---------- Dataset extract
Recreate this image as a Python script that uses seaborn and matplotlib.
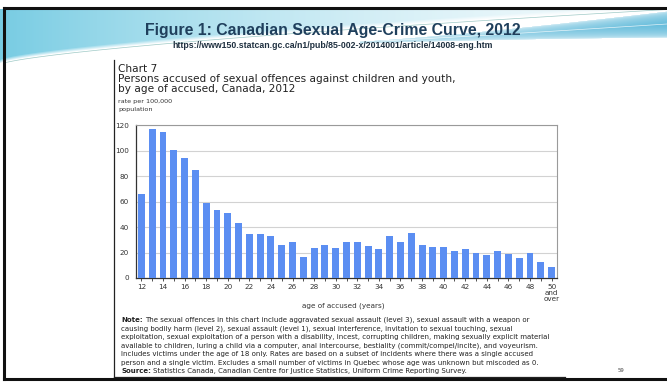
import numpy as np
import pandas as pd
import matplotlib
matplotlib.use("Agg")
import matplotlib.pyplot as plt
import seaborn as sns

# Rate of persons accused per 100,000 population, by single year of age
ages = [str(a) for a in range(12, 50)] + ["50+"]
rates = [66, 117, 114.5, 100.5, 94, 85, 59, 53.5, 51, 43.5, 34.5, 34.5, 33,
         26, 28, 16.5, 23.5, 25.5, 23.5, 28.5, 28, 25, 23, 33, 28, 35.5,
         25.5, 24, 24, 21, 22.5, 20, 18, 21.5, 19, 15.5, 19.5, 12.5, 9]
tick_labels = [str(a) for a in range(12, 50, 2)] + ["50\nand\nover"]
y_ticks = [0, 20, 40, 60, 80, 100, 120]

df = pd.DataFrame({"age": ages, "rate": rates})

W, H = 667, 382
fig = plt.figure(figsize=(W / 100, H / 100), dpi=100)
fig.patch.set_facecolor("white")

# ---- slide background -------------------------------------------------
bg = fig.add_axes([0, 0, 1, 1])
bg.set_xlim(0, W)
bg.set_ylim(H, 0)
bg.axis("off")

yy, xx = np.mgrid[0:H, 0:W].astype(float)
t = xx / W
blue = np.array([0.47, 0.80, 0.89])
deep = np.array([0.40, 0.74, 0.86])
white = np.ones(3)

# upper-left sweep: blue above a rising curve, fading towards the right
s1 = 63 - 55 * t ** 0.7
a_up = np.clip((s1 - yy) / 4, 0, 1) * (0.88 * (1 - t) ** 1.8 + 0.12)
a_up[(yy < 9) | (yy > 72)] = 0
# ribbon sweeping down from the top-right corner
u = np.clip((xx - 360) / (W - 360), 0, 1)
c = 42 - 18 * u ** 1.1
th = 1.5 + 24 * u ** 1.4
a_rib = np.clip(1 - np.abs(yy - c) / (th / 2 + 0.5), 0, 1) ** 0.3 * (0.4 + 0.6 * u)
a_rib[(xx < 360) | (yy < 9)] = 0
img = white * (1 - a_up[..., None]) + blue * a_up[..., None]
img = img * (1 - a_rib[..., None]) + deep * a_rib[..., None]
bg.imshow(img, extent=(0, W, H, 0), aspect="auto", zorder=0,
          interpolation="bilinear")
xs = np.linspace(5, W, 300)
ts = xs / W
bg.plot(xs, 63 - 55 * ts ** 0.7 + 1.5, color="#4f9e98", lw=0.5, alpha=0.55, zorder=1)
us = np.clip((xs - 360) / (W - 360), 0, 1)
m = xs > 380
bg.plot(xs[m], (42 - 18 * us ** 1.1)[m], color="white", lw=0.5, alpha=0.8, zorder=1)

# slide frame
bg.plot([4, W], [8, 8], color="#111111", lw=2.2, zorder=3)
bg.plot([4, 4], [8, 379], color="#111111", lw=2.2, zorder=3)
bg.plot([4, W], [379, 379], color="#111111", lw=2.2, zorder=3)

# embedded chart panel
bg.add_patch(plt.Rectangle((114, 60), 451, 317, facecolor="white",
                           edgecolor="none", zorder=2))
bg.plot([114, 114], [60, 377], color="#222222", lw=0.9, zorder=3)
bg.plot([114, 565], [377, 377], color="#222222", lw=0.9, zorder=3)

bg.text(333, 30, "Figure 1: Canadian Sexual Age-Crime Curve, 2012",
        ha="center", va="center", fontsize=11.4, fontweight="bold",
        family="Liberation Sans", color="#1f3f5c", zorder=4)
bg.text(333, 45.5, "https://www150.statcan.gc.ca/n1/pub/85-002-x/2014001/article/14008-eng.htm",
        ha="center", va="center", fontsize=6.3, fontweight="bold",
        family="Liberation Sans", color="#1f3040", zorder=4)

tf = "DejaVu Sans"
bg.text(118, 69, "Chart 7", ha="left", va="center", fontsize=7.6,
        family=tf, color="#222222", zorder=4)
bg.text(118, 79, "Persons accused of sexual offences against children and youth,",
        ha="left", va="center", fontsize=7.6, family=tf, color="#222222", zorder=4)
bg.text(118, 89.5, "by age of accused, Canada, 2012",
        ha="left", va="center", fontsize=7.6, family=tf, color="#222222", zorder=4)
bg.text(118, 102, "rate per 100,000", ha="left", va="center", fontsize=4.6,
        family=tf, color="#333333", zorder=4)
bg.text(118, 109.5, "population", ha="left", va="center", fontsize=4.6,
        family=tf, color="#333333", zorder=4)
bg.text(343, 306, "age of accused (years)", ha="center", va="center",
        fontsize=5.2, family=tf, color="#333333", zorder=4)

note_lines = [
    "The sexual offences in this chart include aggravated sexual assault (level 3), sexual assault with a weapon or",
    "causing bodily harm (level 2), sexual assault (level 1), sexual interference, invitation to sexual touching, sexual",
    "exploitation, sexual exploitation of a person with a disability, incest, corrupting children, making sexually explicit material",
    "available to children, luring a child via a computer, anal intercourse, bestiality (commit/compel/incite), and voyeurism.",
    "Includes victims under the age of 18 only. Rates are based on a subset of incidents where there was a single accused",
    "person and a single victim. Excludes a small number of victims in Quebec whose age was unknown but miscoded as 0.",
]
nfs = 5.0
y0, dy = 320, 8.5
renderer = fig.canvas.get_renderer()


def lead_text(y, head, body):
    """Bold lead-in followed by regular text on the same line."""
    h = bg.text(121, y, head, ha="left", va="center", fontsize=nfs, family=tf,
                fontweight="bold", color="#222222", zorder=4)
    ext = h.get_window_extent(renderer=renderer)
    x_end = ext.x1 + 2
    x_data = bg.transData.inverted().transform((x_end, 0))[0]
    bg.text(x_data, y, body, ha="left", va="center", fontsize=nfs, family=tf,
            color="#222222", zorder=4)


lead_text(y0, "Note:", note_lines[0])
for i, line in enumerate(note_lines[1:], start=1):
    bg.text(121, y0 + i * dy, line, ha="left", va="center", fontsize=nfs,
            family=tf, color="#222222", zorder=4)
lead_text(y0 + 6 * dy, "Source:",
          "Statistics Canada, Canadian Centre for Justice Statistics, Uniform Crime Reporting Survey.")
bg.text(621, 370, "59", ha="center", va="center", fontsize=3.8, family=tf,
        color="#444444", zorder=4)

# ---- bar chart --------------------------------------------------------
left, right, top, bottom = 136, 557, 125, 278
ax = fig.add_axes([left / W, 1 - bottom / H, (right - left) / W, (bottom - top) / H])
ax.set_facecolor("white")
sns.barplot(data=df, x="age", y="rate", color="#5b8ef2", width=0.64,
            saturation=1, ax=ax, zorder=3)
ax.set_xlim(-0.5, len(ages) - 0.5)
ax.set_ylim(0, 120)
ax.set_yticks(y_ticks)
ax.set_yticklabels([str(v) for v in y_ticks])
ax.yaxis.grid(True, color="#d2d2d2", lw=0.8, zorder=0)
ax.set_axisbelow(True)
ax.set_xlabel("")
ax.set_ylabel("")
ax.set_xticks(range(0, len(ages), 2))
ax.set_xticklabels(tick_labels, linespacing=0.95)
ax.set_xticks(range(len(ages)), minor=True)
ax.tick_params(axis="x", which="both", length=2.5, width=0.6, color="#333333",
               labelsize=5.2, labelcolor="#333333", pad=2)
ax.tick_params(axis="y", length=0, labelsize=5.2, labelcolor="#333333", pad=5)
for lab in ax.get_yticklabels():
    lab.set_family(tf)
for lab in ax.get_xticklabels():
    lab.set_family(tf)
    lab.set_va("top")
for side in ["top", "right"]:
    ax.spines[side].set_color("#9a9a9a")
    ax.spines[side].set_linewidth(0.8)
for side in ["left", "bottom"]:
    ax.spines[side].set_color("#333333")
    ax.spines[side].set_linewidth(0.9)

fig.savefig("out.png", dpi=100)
--------------------
**Written exercise**
In the material above, show every line where the word "this" turns up.

**Response to the task**
Recreate this image as a Python script that uses seaborn and matplotlib.
    "The sexual offences in this chart include aggravated sexual assault (level 3), sexual assault with a weapon or",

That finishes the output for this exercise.